Dalam politik, perbedaan pendapat dan adu strategi dalam memenangkan cita-cita serta program yang hendak dilaksanakan adalah sesuatu yang niscaya. Begitu pula dengan Partai Golkar yang telah lama berkiprah dalam panggung politik Indonesia.
Namun, beberapa peristiwa terbaru menunjukkan adanya perbedaan pandangan dalam mencapai tujuan yang sama, terutama mengenai pencapresan Airlangga Hartarto untuk Pemilu 2024.
Usulan Luhut Binsar Panjaitan (LBP) sebagai Ketua Dewan Penasehat Partai Golkar yang menyarankan agar Airlangga tidak memaksakan diri sebagai calon presiden menimbulkan tanda tanya besar. Usulan ini tidak hanya berpotensi melanggar Keputusan Munas Partai Golkar, tetapi juga mengabaikan rekomendasi Dewan Pakar yang justru mendukung pencapresan Airlangga.
Di sisi lain, penyataan Ridwan Hisjam yang siap menjadi panglima pemenangan dalam kampanye mendukung Airlangga memperkuat keinginan untuk melanjutkan rencana pencapresan ini.
Saran LBP kepada Airlangga Hartarto agar membenahi pekerjaan lain jika tidak bisa mencalonkan diri sebagai calon presiden atau wakil presiden, seakan-akan meremehkan niat dan kemampuan Airlangga dalam mengelola organisasi berlambang pohon beringin ini.
Keputusan Munas 2019 dan rekomendasi Dewan Pakar menetapkan Airlangga sebagai calon presiden Partai Golkar untuk Pemilu 2024. Apakah saran Luhut yang juga yang juga Menteri Koordinator Bidang Kemaritiman dan Investasi artinya mempertanyakan keputusan partainya sendiri?

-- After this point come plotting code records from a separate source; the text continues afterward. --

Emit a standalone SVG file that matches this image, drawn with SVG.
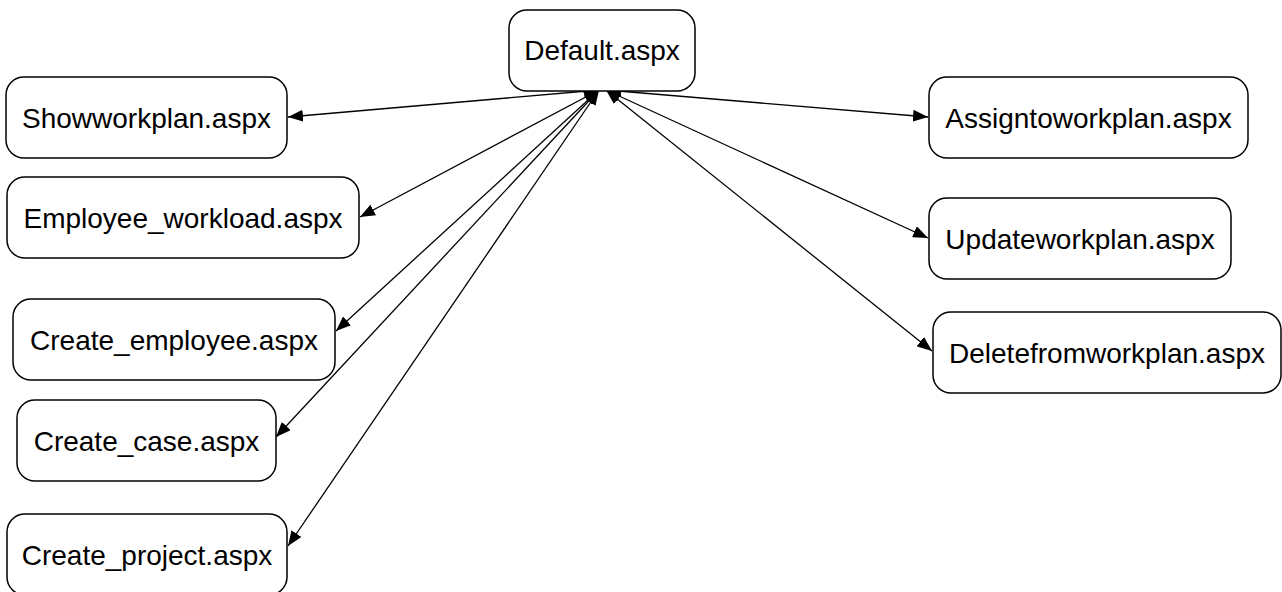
<svg xmlns="http://www.w3.org/2000/svg" width="1282" height="592" viewBox="0 0 1282 592">
<style>
.box{fill:#fff;stroke:#000;stroke-width:1.5}
.lbl{font-family:"Liberation Sans",Arial,sans-serif;font-size:28px;fill:#000;text-anchor:middle}
.edge{stroke:#000;stroke-width:1.3;fill:none;marker-start:url(#ah);marker-end:url(#ah)}
</style>
<defs>
<marker id="ah" markerUnits="userSpaceOnUse" markerWidth="16" markerHeight="12" refX="15" refY="6" orient="auto-start-reverse">
<path d="M0,0 L15,6 L0,12 z" fill="#000"/>
</marker>
</defs>
<rect width="1282" height="592" fill="#fff"/>
<g id="connectors">
<line class="edge" x1="599" y1="90" x2="288" y2="117"/>
<line class="edge" x1="599" y1="90" x2="360" y2="217"/>
<line class="edge" x1="599" y1="90" x2="336" y2="331"/>
<line class="edge" x1="599" y1="90" x2="276" y2="437"/>
<line class="edge" x1="599" y1="90" x2="288" y2="546"/>
<line class="edge" x1="606" y1="90" x2="928" y2="117"/>
<line class="edge" x1="606" y1="90" x2="928" y2="238"/>
<line class="edge" x1="606" y1="90" x2="932" y2="351"/>
</g>
<g id="default"><rect class="box" x="509" y="10" width="186" height="81" rx="18"/><text class="lbl" x="602" y="60">Default.aspx</text></g>
<g id="showworkplan"><rect class="box" x="6" y="77" width="281" height="81" rx="18"/><text class="lbl" x="146.5" y="127.5">Showworkplan.aspx</text></g>
<g id="employee_workload"><rect class="box" x="7" y="177" width="352" height="81" rx="18"/><text class="lbl" x="183" y="227.5">Employee_workload.aspx</text></g>
<g id="create_employee"><rect class="box" x="13" y="299" width="322" height="81" rx="18"/><text class="lbl" x="174" y="349.5">Create_employee.aspx</text></g>
<g id="create_case"><rect class="box" x="17" y="400" width="259" height="81" rx="18"/><text class="lbl" x="146.5" y="450.5">Create_case.aspx</text></g>
<g id="create_project"><rect class="box" x="7" y="514" width="280" height="81" rx="18"/><text class="lbl" x="147" y="564.5">Create_project.aspx</text></g>
<g id="assigntoworkplan"><rect class="box" x="929" y="77" width="319" height="81" rx="18"/><text class="lbl" x="1088.5" y="127.5">Assigntoworkplan.aspx</text></g>
<g id="updateworkplan"><rect class="box" x="929" y="198" width="302" height="81" rx="18"/><text class="lbl" x="1080" y="248.5">Updateworkplan.aspx</text></g>
<g id="deletefromworkplan"><rect class="box" x="933" y="312" width="348" height="81" rx="18"/><text class="lbl" x="1107" y="362.5">Deletefromworkplan.aspx</text></g>
</svg>
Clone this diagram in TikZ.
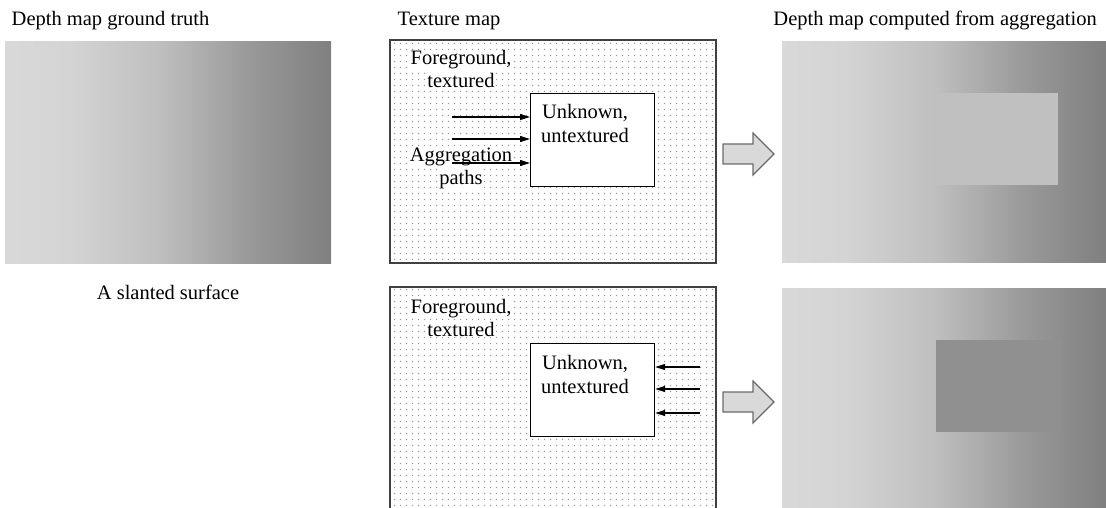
\documentclass[tikz,border=0pt]{standalone}
\usepackage{fontspec}
\setmainfont{Liberation Serif}
\usetikzlibrary{arrows.meta,patterns.meta}
\definecolor{g0}{gray}{0.85}
\definecolor{g1}{gray}{0.83}
\definecolor{g2}{gray}{0.75}
\definecolor{g3}{gray}{0.60}
\definecolor{g4}{gray}{0.50}
\definecolor{innerlight}{gray}{0.753}
\definecolor{innerdark}{gray}{0.565}
\definecolor{dotgray}{gray}{0.58}
\definecolor{boxgray}{gray}{0.25}
\definecolor{arrowfill}{gray}{0.85}
\definecolor{arrowline}{gray}{0.42}
\pgfdeclarehorizontalshading{depthshade}{100bp}{color(0bp)=(g0); color(25bp)=(g0); color(35bp)=(g1); color(48.5bp)=(g2); color(62.5bp)=(g3); color(75bp)=(g4); color(100bp)=(g4)}
\tikzdeclarepattern{
  name=texdots,
  type=uncolored,
  bounding box={(0pt,0pt) and (5.6pt,5.6pt)},
  tile size={(5.6pt,5.6pt)},
  code={\fill (2.8pt,2.8pt) circle (0.8pt);}
}
\begin{document}
\begin{tikzpicture}[x=1pt,y=-1pt,
  txt/.style={font=\fontsize{20.5}{23}\selectfont, inner sep=0pt},
  lbl/.style={txt, fill=white, inner sep=0.8pt, anchor=base},
  texbox/.style={draw=boxgray, line width=1.6pt},
  unkbox/.style={draw=black, fill=white, line width=1.2pt, minimum width=124pt, minimum height=93pt, anchor=north west, inner sep=0pt},
  pth/.style={line width=1.2pt, -{Triangle[length=10pt,width=6pt]}},
  blockarrow/.style={fill=arrowfill, draw=arrowline, line width=1.2pt, line join=miter}
]
\useasboundingbox (0,0) rectangle (1106,508);

% titles
\node[txt, anchor=base west] (t1) at (11.5,26) {Depth map ground truth};
\node[txt, anchor=base west] (t2) at (397.5,26) {Texture map};
\node[txt, anchor=base east] (t3) at (1097,26) {Depth map computed from aggregation};

% ground truth
\shade[shading=depthshade] (5,42) rectangle (331,263);
\node[txt, anchor=base] (t4) at (168,299) {A slanted surface};

% computed depth maps
\shade[shading=depthshade] (782,42) rectangle (1106,262);
\fill[innerlight] (935,93) rectangle (1058,185);
\shade[shading=depthshade] (782,288) rectangle (1106,508);
\fill[innerdark] (936,340) rectangle (1062,432);

% texture map, top
\fill[white] (390,40) rectangle (716,263);
\fill[pattern=texdots, pattern color=dotgray] (390,40) rectangle (716,263);
\draw[texbox] (390,40) rectangle (716,263);
\node[unkbox] (u1) at (530,93) {};
\node[lbl] (f1a) at (461,65) {Foreground,};
\node[lbl] (f1b) at (461,88) {textured};
\node[lbl] (k1a) at (585,119) {Unknown,};
\node[lbl] (k1b) at (585,143) {untextured};
\node[lbl] (a1a) at (461,161) {Aggregation};
\node[lbl] (a1b) at (461,184) {paths};
\coordinate (p1) at (452,117);
\coordinate (p2) at (452,139);
\coordinate (p3) at (452,163);
\draw[pth] (p1) -- (p1 -| u1.west);
\draw[pth] (p2) -- (p2 -| u1.west);
\draw[pth] (p3) -- (p3 -| u1.west);

% texture map, bottom
\fill[white] (390,287) rectangle (716,510);
\fill[pattern=texdots, pattern color=dotgray] (390,287) rectangle (716,510);
\draw[texbox] (390,287) rectangle (716,510);
\node[unkbox] (u2) at (530,343) {};
\node[lbl] (f2a) at (461,313) {Foreground,};
\node[lbl] (f2b) at (461,336) {textured};
\node[lbl] (k2a) at (585,369) {Unknown,};
\node[lbl] (k2b) at (585,393) {untextured};
\coordinate (q1) at (700,367);
\coordinate (q2) at (700,389);
\coordinate (q3) at (700,413);
\draw[pth] (q1) -- (q1 -| u2.east);
\draw[pth] (q2) -- (q2 -| u2.east);
\draw[pth] (q3) -- (q3 -| u2.east);

% block arrows
\draw[blockarrow] (723,144) -- (753,144) -- (753,133) -- (774,154) -- (753,175) -- (753,164) -- (723,164) -- cycle;
\draw[blockarrow] (723,392) -- (753,392) -- (753,381) -- (774,402) -- (753,423) -- (753,412) -- (723,412) -- cycle;
\end{tikzpicture}
\end{document}
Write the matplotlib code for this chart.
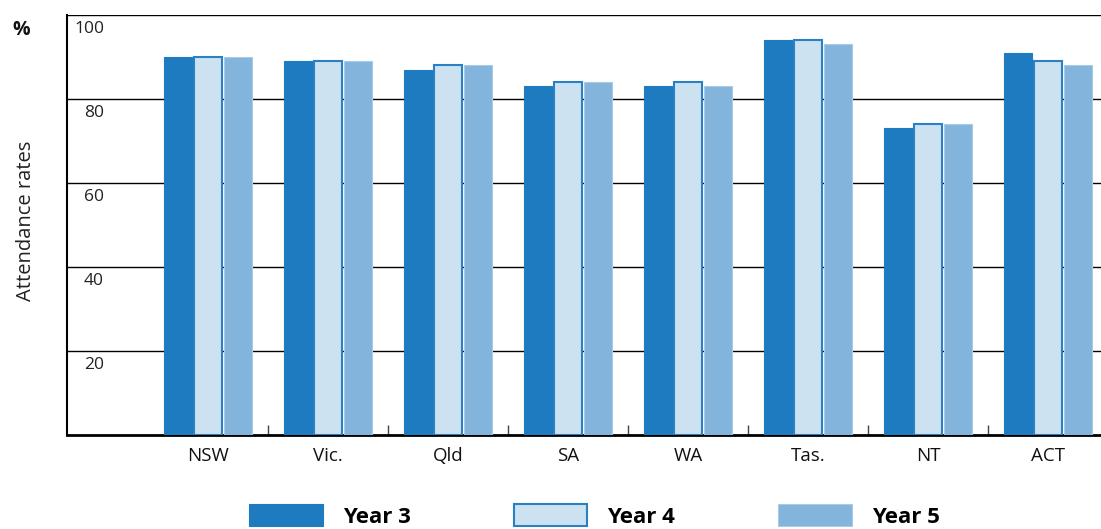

Apakah pandangan pria yang akrab disapa opung itu sebagai seorang penasehat politik lebih berarti daripada hasil rapat pleno dan keputusan tingkat nasional yang sudah diputuskan oleh partai?
Kita harus ingat bahwa Partai Golkar adalah partai politik yang mengutamakan musyawarah untuk mencapai mufakat. Oleh karena itu, pandangan Luhut yang mengarah pada opsi lain di luar keputusan partai bisa dipertanyakan sebagai ketidakkonsistenan terhadap semangat musyawarah dalam internal partai itu sendiri.
Apalagi LBP juga menyebut bahwa memaksakan Airlangga sebagai capres atau cawapres dapat merugikan Partai Golkar. Ia bahkan menyiratkan pesimisme terhadap perolehan kursi Partai Golkar pada Pemilu 2024.
Sebagai kader senior partai, Luhut harusnya mempunyai keyakinan dan semangat dalam mendukung partainya. Pesimisme yang diungkapkan malah berpotensi mempengaruhi mood dan semangat para kader Partai Golkar.
Apakah pernyataan seperti ini merupakan upaya untuk menggeser fokus perhatian agar tidak terlalu terfokus pada pencapresan Airlangga? Apakah ada pertimbangan lain di balik pernyataan tersebut yang ingin dikomunikasikan kepada publik?